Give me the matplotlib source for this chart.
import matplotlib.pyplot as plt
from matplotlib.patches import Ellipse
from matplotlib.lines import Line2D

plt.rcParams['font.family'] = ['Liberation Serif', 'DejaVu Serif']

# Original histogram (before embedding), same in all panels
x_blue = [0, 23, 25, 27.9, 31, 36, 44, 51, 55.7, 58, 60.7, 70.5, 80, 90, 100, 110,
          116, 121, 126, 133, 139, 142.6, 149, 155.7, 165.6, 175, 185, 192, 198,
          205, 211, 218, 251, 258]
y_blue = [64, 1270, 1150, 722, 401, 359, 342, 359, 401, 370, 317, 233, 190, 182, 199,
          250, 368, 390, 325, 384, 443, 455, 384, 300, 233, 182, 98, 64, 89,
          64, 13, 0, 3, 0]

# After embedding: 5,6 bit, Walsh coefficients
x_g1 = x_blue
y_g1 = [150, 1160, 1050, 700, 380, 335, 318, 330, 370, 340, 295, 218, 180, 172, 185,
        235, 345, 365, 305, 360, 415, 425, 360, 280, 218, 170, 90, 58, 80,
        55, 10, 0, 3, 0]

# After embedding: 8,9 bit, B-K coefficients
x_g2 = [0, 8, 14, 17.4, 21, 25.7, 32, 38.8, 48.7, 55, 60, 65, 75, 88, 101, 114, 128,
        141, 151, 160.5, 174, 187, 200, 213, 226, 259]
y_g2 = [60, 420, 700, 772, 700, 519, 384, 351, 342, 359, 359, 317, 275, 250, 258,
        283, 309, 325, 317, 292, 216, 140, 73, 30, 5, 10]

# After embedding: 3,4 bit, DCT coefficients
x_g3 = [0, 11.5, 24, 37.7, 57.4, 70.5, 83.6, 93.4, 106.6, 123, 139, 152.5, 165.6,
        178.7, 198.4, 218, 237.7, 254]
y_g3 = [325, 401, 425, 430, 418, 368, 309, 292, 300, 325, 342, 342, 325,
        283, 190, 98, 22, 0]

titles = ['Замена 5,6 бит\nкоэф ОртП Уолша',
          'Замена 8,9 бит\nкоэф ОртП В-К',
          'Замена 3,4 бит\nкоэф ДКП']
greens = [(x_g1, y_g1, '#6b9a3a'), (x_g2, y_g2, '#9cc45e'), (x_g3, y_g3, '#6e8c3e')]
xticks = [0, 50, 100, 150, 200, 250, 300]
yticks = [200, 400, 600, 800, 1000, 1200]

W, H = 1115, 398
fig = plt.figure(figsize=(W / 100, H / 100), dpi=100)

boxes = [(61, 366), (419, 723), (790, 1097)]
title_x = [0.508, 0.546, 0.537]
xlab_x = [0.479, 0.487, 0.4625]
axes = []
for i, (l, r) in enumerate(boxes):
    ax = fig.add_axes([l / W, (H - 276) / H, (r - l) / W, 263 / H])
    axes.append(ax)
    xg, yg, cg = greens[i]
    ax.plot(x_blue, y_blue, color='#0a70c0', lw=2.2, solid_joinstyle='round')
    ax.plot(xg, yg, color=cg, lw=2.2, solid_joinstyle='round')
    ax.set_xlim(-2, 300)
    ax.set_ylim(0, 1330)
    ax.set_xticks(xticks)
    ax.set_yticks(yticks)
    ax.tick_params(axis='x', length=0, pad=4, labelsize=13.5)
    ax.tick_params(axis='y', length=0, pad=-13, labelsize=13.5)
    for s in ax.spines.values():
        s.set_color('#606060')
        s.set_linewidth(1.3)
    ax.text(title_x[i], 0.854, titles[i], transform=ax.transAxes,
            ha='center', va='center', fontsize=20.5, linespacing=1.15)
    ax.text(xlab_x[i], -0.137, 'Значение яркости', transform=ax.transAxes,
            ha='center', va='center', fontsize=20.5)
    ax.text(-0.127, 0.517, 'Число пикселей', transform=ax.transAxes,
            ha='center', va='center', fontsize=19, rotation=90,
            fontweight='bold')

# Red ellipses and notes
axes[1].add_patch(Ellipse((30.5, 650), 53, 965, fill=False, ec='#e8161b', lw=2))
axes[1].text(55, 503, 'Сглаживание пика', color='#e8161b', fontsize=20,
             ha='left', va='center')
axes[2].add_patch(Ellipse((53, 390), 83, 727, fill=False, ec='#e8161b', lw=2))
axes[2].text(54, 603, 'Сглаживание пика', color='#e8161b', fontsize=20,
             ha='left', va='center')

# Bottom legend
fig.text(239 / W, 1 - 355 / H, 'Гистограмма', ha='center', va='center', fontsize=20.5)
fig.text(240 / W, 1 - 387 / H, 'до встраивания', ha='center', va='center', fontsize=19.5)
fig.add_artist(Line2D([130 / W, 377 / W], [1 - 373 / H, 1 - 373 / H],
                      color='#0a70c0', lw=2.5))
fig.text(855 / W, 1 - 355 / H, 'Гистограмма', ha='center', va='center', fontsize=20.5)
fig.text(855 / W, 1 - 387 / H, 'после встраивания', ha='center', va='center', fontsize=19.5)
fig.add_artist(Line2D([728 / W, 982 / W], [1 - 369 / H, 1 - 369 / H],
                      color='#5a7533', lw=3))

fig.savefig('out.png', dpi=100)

==

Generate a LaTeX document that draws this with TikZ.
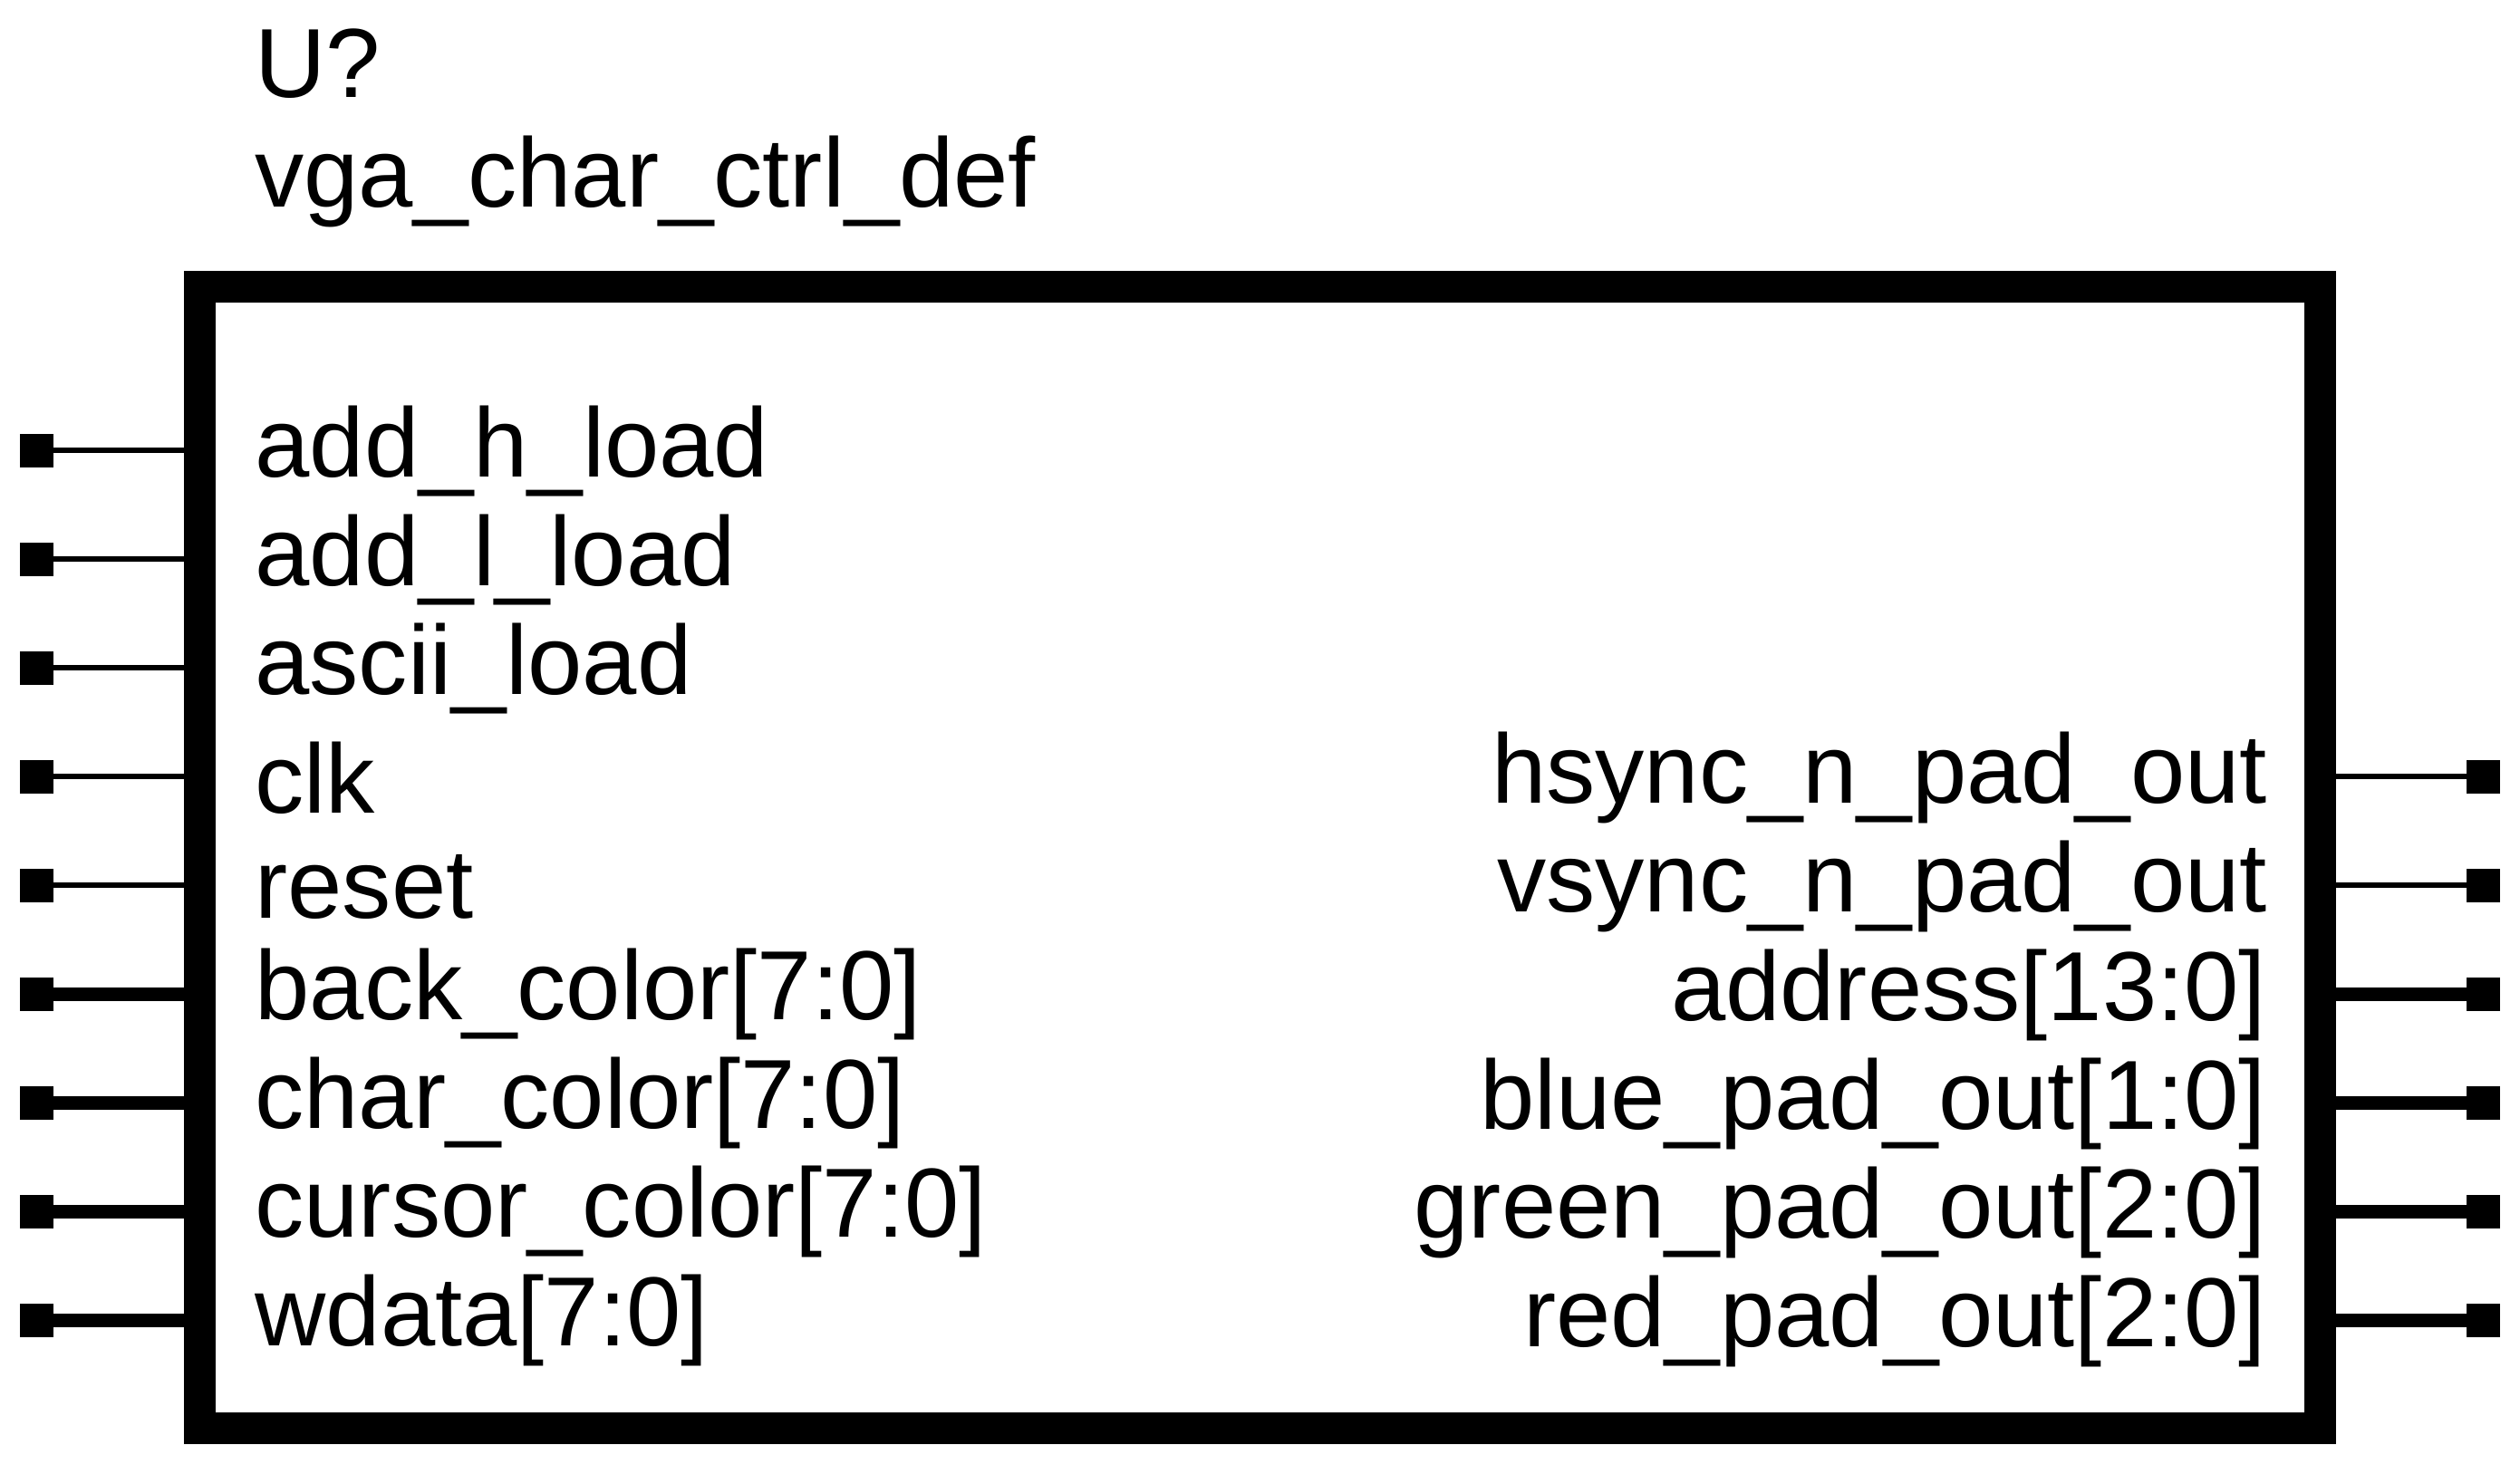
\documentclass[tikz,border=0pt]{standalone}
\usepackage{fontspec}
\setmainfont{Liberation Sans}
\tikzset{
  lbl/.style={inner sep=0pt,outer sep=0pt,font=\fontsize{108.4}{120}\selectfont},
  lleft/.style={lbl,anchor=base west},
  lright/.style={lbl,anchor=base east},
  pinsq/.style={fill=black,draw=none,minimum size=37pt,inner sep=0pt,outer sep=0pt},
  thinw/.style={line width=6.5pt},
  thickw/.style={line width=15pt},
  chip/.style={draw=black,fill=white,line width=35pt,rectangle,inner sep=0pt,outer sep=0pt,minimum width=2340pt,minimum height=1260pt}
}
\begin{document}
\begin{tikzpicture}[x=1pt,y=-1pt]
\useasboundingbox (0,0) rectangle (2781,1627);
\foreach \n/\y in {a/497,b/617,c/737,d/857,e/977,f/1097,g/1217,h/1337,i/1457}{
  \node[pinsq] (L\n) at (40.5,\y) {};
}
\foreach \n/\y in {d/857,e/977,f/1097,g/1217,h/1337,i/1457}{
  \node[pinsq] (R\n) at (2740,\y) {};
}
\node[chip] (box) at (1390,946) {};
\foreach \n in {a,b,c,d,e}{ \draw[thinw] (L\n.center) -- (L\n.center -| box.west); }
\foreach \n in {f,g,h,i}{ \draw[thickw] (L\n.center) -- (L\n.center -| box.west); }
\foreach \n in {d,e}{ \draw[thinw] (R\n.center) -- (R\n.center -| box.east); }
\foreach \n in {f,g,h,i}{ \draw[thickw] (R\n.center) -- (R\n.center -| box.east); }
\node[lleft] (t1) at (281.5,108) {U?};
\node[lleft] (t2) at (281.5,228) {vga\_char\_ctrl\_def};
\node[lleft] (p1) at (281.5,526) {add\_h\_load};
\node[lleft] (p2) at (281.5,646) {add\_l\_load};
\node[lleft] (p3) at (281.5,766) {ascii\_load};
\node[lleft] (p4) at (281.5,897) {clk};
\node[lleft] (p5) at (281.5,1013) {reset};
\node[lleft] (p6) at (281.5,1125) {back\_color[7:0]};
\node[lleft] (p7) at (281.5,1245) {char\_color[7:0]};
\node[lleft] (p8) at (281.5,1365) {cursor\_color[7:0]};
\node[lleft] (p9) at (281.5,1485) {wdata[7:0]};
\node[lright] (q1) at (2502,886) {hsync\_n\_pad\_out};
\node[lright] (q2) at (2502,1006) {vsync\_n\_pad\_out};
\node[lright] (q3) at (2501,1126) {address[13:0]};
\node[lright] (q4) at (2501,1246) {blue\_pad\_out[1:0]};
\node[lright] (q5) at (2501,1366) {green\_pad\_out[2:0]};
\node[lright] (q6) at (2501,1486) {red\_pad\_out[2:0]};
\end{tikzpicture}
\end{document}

---

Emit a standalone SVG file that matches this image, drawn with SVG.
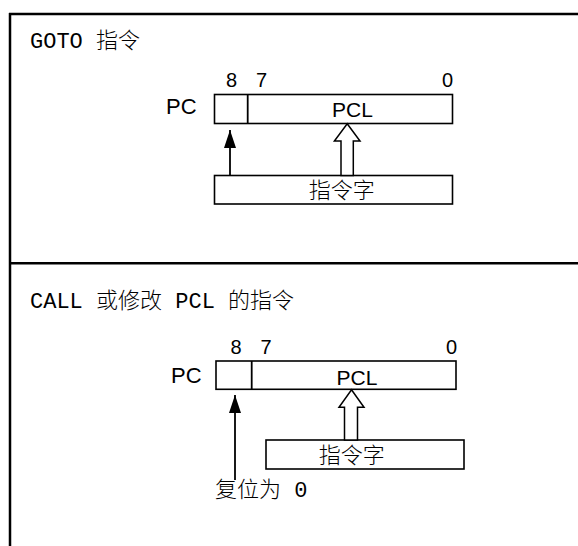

Task => Begin at the line containing "Give me the matplotlib source for this chart.", end at the line containing "plt.rcParams['font.family'] = ['Liberation", and reproduce every line in that range exactly, both ends included.

Finished answer =>
Give me the matplotlib source for this chart.
import matplotlib.pyplot as plt
from matplotlib.patches import Ellipse
from matplotlib.lines import Line2D

plt.rcParams['font.family'] = ['Liberation Serif', 'DejaVu Serif']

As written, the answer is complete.